▸ **TASK TO CARRY OUT**
Omit all images. Write out the rest of the material exactly.

------ DATA EXCERPT

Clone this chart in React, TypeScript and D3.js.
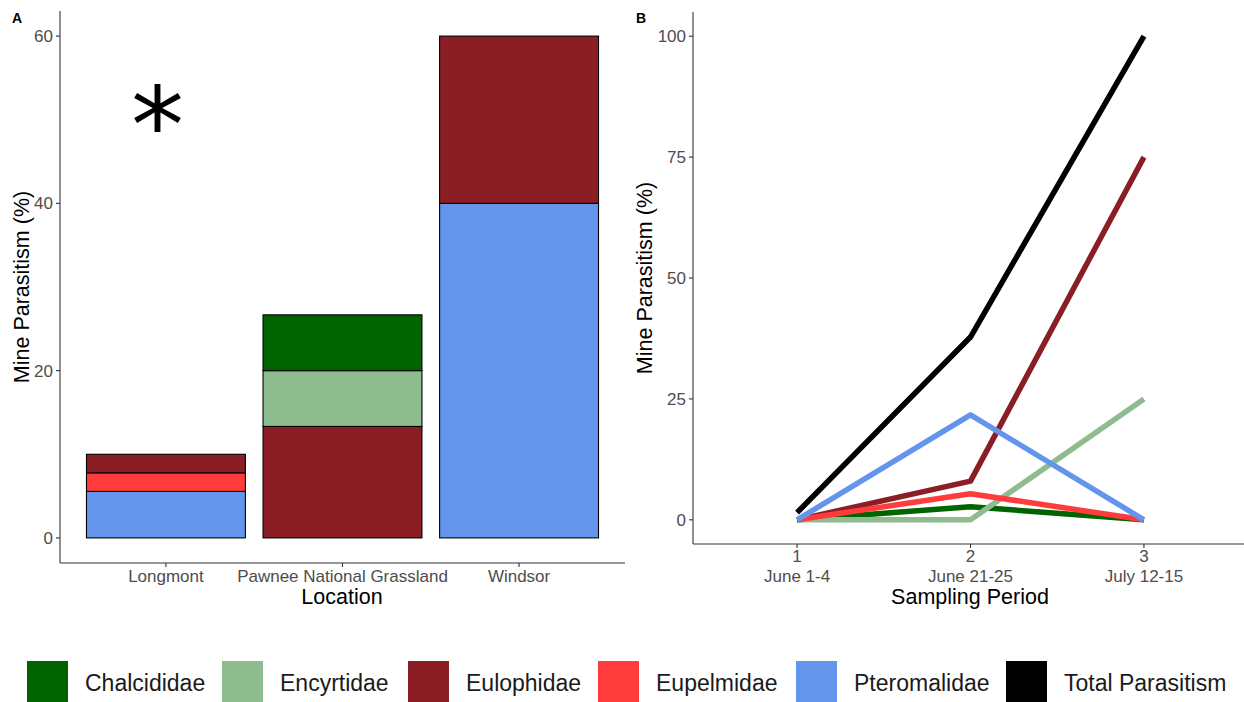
import React from "react";
import * as d3 from "d3";

// Families in stacking / legend order
const families = ["Chalcididae", "Encyrtidae", "Eulophidae", "Eupelmidae", "Pteromalidae"];
const familyColors = ["#006400", "#8FBC8F", "#8B1E24", "#FF3B3B", "#6495ED"];
const totalLabel = "Total Parasitism";
const totalColor = "#000000";

// Panel A: parasitism by location (%)
const locations = ["Longmont", "Pawnee National Grassland", "Windsor"];
const chalcididaeByLoc = [0, 6.67, 0];
const encyrtidaeByLoc = [0, 6.67, 0];
const eulophidaeByLoc = [2.22, 13.33, 20];
const eupelmidaeByLoc = [2.22, 0, 0];
const pteromalidaeByLoc = [5.56, 0, 40];
const yTicksA = [0, 20, 40, 60];

// Panel B: parasitism by sampling period (%)
const periods = [1, 2, 3];
const periodLabels = ["June 1-4", "June 21-25", "July 12-15"];
const chalcididaeByPeriod = [0, 2.7, 0];
const encyrtidaeByPeriod = [0, 0, 25];
const eulophidaeByPeriod = [0, 8, 75];
const eupelmidaeByPeriod = [0, 5.4, 0];
const pteromalidaeByPeriod = [0, 21.7, 0];
const totalByPeriod = [1.5, 37.8, 100];
const yTicksB = [0, 25, 50, 75, 100];

const FONT = "'Liberation Sans', Arial, Helvetica, sans-serif";
const TICK_COLOR = "#4D4D4D";
const AXIS_COLOR = "#333333";

export default function App() {
  const byLoc = [chalcididaeByLoc, encyrtidaeByLoc, eulophidaeByLoc, eupelmidaeByLoc, pteromalidaeByLoc];
  const byPeriod = [chalcididaeByPeriod, encyrtidaeByPeriod, eulophidaeByPeriod, eupelmidaeByPeriod, pteromalidaeByPeriod];

  // ---- Panel A scales
  const xA = d3.scaleBand<string>().domain(locations).range([60, 625]).paddingInner(0.1).paddingOuter(0.15);
  const yA = d3.scaleLinear().domain([-3, 63]).range([563, 11]);

  // stack bottom-up: Pteromalidae first, Chalcididae last
  const rows = locations.map((loc, i) => {
    const r: Record<string, number | string> = { loc };
    families.forEach((f, k) => (r[f] = byLoc[k][i]));
    return r;
  });
  const stack = d3.stack<any>().keys([...families].reverse());
  const series = stack(rows as any);

  // ---- Panel B scales
  const xB = d3.scaleLinear().domain([0.4, 3.6]).range([693, 1248]);
  const yB = d3.scaleLinear().domain([-5, 105]).range([544, 12]);
  const line = d3
    .line<number>()
    .x((_, i) => xB(periods[i]))
    .y((v) => yB(v));

  const lineSeries = [
    ...families.map((f, k) => ({ name: f, color: familyColors[k], values: byPeriod[k] })),
    { name: totalLabel, color: totalColor, values: totalByPeriod },
  ];

  const legendItems = [
    ...families.map((f, k) => ({ name: f, color: familyColors[k] })),
    { name: totalLabel, color: totalColor },
  ];
  const legendX = [27, 222, 408, 598, 796, 1006];

  return (
    <svg width={1244} height={702} style={{ display: "block", position: "absolute", left: 0, top: 0 }} fontFamily={FONT}>
      <rect width={1244} height={702} fill="#fff" />

      {/* ---------- Panel A ---------- */}
      <text x={12} y={22.7} fontSize={14} fontWeight="bold">A</text>
      {series.map((s) => {
        const k = families.indexOf(s.key);
        return (
          <g key={s.key}>
            {s.map((d, i) =>
              d[1] - d[0] > 0 ? (
                <rect
                  key={i}
                  x={xA(locations[i])}
                  width={xA.bandwidth()}
                  y={yA(d[1])}
                  height={yA(d[0]) - yA(d[1])}
                  fill={familyColors[k]}
                  stroke="#000"
                  strokeWidth={1.1}
                />
              ) : null
            )}
          </g>
        );
      })}
      <line x1={60} x2={60} y1={11} y2={563} stroke={AXIS_COLOR} strokeWidth={1.1} />
      <line x1={60} x2={625} y1={563} y2={563} stroke={AXIS_COLOR} strokeWidth={1.1} />
      {yTicksA.map((t) => (
        <g key={t}>
          <line x1={56} x2={60} y1={yA(t)} y2={yA(t)} stroke={AXIS_COLOR} strokeWidth={1.1} />
          <text x={53} y={yA(t)} dy="0.35em" textAnchor="end" fontSize={17} fill={TICK_COLOR}>{t}</text>
        </g>
      ))}
      {locations.map((l) => {
        const cx = (xA(l) as number) + xA.bandwidth() / 2;
        return (
          <g key={l}>
            <line x1={cx} x2={cx} y1={563} y2={567} stroke={AXIS_COLOR} strokeWidth={1.1} />
            <text x={cx} y={582} textAnchor="middle" fontSize={17} fill={TICK_COLOR}>{l}</text>
          </g>
        );
      })}
      <text x={342} y={604} textAnchor="middle" fontSize={21.5}>Location</text>
      <text transform="translate(29,287) rotate(-90)" textAnchor="middle" fontSize={21.5}>Mine Parasitism (%)</text>
      <text x={157.5} y={162} textAnchor="middle" fontSize={106} fontFamily="'DejaVu Sans', sans-serif">*</text>

      {/* ---------- Panel B ---------- */}
      <text x={636} y={22.7} fontSize={14} fontWeight="bold">B</text>
      {lineSeries.map((s) => (
        <path
          key={s.name}
          d={line(s.values) as string}
          fill="none"
          stroke={s.color}
          strokeWidth={5.5}
          strokeLinejoin="round"
          strokeLinecap="butt"
        />
      ))}
      <line x1={693} x2={693} y1={12} y2={544} stroke={AXIS_COLOR} strokeWidth={1.1} />
      <line x1={693} x2={1244} y1={544} y2={544} stroke={AXIS_COLOR} strokeWidth={1.1} />
      {yTicksB.map((t) => (
        <g key={t}>
          <line x1={689} x2={693} y1={yB(t)} y2={yB(t)} stroke={AXIS_COLOR} strokeWidth={1.1} />
          <text x={686} y={yB(t)} dy="0.35em" textAnchor="end" fontSize={17} fill={TICK_COLOR}>{t}</text>
        </g>
      ))}
      {periods.map((p, i) => (
        <g key={p}>
          <line x1={xB(p)} x2={xB(p)} y1={544} y2={548} stroke={AXIS_COLOR} strokeWidth={1.1} />
          <text x={xB(p)} y={562} textAnchor="middle" fontSize={17} fill={TICK_COLOR}>{p}</text>
          <text x={xB(p)} y={582} textAnchor="middle" fontSize={17} fill={TICK_COLOR}>{periodLabels[i]}</text>
        </g>
      ))}
      <text x={970} y={604} textAnchor="middle" fontSize={21.5}>Sampling Period</text>
      <text transform="translate(652,278) rotate(-90)" textAnchor="middle" fontSize={21.5}>Mine Parasitism (%)</text>

      {/* ---------- Legend ---------- */}
      {legendItems.map((it, i) => (
        <g key={it.name}>
          <rect x={legendX[i]} y={661} width={41} height={41} fill={it.color} />
          <text x={legendX[i] + 58} y={683} dy="0.35em" fontSize={23} fill="#1a1a1a">{it.name}</text>
        </g>
      ))}
    </svg>
  );
}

------------

▸ **TASK OUTPUT**
Clone this chart in React, TypeScript and D3.js.
import React from "react";
import * as d3 from "d3";

// Families in stacking / legend order
const families = ["Chalcididae", "Encyrtidae", "Eulophidae", "Eupelmidae", "Pteromalidae"];
const familyColors = ["#006400", "#8FBC8F", "#8B1E24", "#FF3B3B", "#6495ED"];
const totalLabel = "Total Parasitism";
const totalColor = "#000000";

// Panel A: parasitism by location (%)
const locations = ["Longmont", "Pawnee National Grassland", "Windsor"];
const chalcididaeByLoc = [0, 6.67, 0];
const encyrtidaeByLoc = [0, 6.67, 0];
const eulophidaeByLoc = [2.22, 13.33, 20];
const eupelmidaeByLoc = [2.22, 0, 0];
const pteromalidaeByLoc = [5.56, 0, 40];
const yTicksA = [0, 20, 40, 60];

// Panel B: parasitism by sampling period (%)
const periods = [1, 2, 3];
const periodLabels = ["June 1-4", "June 21-25", "July 12-15"];
const chalcididaeByPeriod = [0, 2.7, 0];
const encyrtidaeByPeriod = [0, 0, 25];
const eulophidaeByPeriod = [0, 8, 75];
const eupelmidaeByPeriod = [0, 5.4, 0];
const pteromalidaeByPeriod = [0, 21.7, 0];
const totalByPeriod = [1.5, 37.8, 100];
const yTicksB = [0, 25, 50, 75, 100];

const FONT = "'Liberation Sans', Arial, Helvetica, sans-serif";
const TICK_COLOR = "#4D4D4D";
const AXIS_COLOR = "#333333";

export default function App() {
  const byLoc = [chalcididaeByLoc, encyrtidaeByLoc, eulophidaeByLoc, eupelmidaeByLoc, pteromalidaeByLoc];
  const byPeriod = [chalcididaeByPeriod, encyrtidaeByPeriod, eulophidaeByPeriod, eupelmidaeByPeriod, pteromalidaeByPeriod];

  // ---- Panel A scales
  const xA = d3.scaleBand<string>().domain(locations).range([60, 625]).paddingInner(0.1).paddingOuter(0.15);
  const yA = d3.scaleLinear().domain([-3, 63]).range([563, 11]);

  // stack bottom-up: Pteromalidae first, Chalcididae last
  const rows = locations.map((loc, i) => {
    const r: Record<string, number | string> = { loc };
    families.forEach((f, k) => (r[f] = byLoc[k][i]));
    return r;
  });
  const stack = d3.stack<any>().keys([...families].reverse());
  const series = stack(rows as any);

  // ---- Panel B scales
  const xB = d3.scaleLinear().domain([0.4, 3.6]).range([693, 1248]);
  const yB = d3.scaleLinear().domain([-5, 105]).range([544, 12]);
  const line = d3
    .line<number>()
    .x((_, i) => xB(periods[i]))
    .y((v) => yB(v));

  const lineSeries = [
    ...families.map((f, k) => ({ name: f, color: familyColors[k], values: byPeriod[k] })),
    { name: totalLabel, color: totalColor, values: totalByPeriod },
  ];

  const legendItems = [
    ...families.map((f, k) => ({ name: f, color: familyColors[k] })),
    { name: totalLabel, color: totalColor },
  ];
  const legendX = [27, 222, 408, 598, 796, 1006];

  return (
    <svg width={1244} height={702} style={{ display: "block", position: "absolute", left: 0, top: 0 }} fontFamily={FONT}>
      <rect width={1244} height={702} fill="#fff" />

      {/* ---------- Panel A ---------- */}
      <text x={12} y={22.7} fontSize={14} fontWeight="bold">A</text>
      {series.map((s) => {
        const k = families.indexOf(s.key);
        return (
          <g key={s.key}>
            {s.map((d, i) =>
              d[1] - d[0] > 0 ? (
                <rect
                  key={i}
                  x={xA(locations[i])}
                  width={xA.bandwidth()}
                  y={yA(d[1])}
                  height={yA(d[0]) - yA(d[1])}
                  fill={familyColors[k]}
                  stroke="#000"
                  strokeWidth={1.1}
                />
              ) : null
            )}
          </g>
        );
      })}
      <line x1={60} x2={60} y1={11} y2={563} stroke={AXIS_COLOR} strokeWidth={1.1} />
      <line x1={60} x2={625} y1={563} y2={563} stroke={AXIS_COLOR} strokeWidth={1.1} />
      {yTicksA.map((t) => (
        <g key={t}>
          <line x1={56} x2={60} y1={yA(t)} y2={yA(t)} stroke={AXIS_COLOR} strokeWidth={1.1} />
          <text x={53} y={yA(t)} dy="0.35em" textAnchor="end" fontSize={17} fill={TICK_COLOR}>{t}</text>
        </g>
      ))}
      {locations.map((l) => {
        const cx = (xA(l) as number) + xA.bandwidth() / 2;
        return (
          <g key={l}>
            <line x1={cx} x2={cx} y1={563} y2={567} stroke={AXIS_COLOR} strokeWidth={1.1} />
            <text x={cx} y={582} textAnchor="middle" fontSize={17} fill={TICK_COLOR}>{l}</text>
          </g>
        );
      })}
      <text x={342} y={604} textAnchor="middle" fontSize={21.5}>Location</text>
      <text transform="translate(29,287) rotate(-90)" textAnchor="middle" fontSize={21.5}>Mine Parasitism (%)</text>
      <text x={157.5} y={162} textAnchor="middle" fontSize={106} fontFamily="'DejaVu Sans', sans-serif">*</text>

      {/* ---------- Panel B ---------- */}
      <text x={636} y={22.7} fontSize={14} fontWeight="bold">B</text>
      {lineSeries.map((s) => (
        <path
          key={s.name}
          d={line(s.values) as string}
          fill="none"
          stroke={s.color}
          strokeWidth={5.5}
          strokeLinejoin="round"
          strokeLinecap="butt"
        />
      ))}
      <line x1={693} x2={693} y1={12} y2={544} stroke={AXIS_COLOR} strokeWidth={1.1} />
      <line x1={693} x2={1244} y1={544} y2={544} stroke={AXIS_COLOR} strokeWidth={1.1} />
      {yTicksB.map((t) => (
        <g key={t}>
          <line x1={689} x2={693} y1={yB(t)} y2={yB(t)} stroke={AXIS_COLOR} strokeWidth={1.1} />
          <text x={686} y={yB(t)} dy="0.35em" textAnchor="end" fontSize={17} fill={TICK_COLOR}>{t}</text>
        </g>
      ))}
      {periods.map((p, i) => (
        <g key={p}>
          <line x1={xB(p)} x2={xB(p)} y1={544} y2={548} stroke={AXIS_COLOR} strokeWidth={1.1} />
          <text x={xB(p)} y={562} textAnchor="middle" fontSize={17} fill={TICK_COLOR}>{p}</text>
          <text x={xB(p)} y={582} textAnchor="middle" fontSize={17} fill={TICK_COLOR}>{periodLabels[i]}</text>
        </g>
      ))}
      <text x={970} y={604} textAnchor="middle" fontSize={21.5}>Sampling Period</text>
      <text transform="translate(652,278) rotate(-90)" textAnchor="middle" fontSize={21.5}>Mine Parasitism (%)</text>

      {/* ---------- Legend ---------- */}
      {legendItems.map((it, i) => (
        <g key={it.name}>
          <rect x={legendX[i]} y={661} width={41} height={41} fill={it.color} />
          <text x={legendX[i] + 58} y={683} dy="0.35em" fontSize={23} fill="#1a1a1a">{it.name}</text>
        </g>
      ))}
    </svg>
  );
}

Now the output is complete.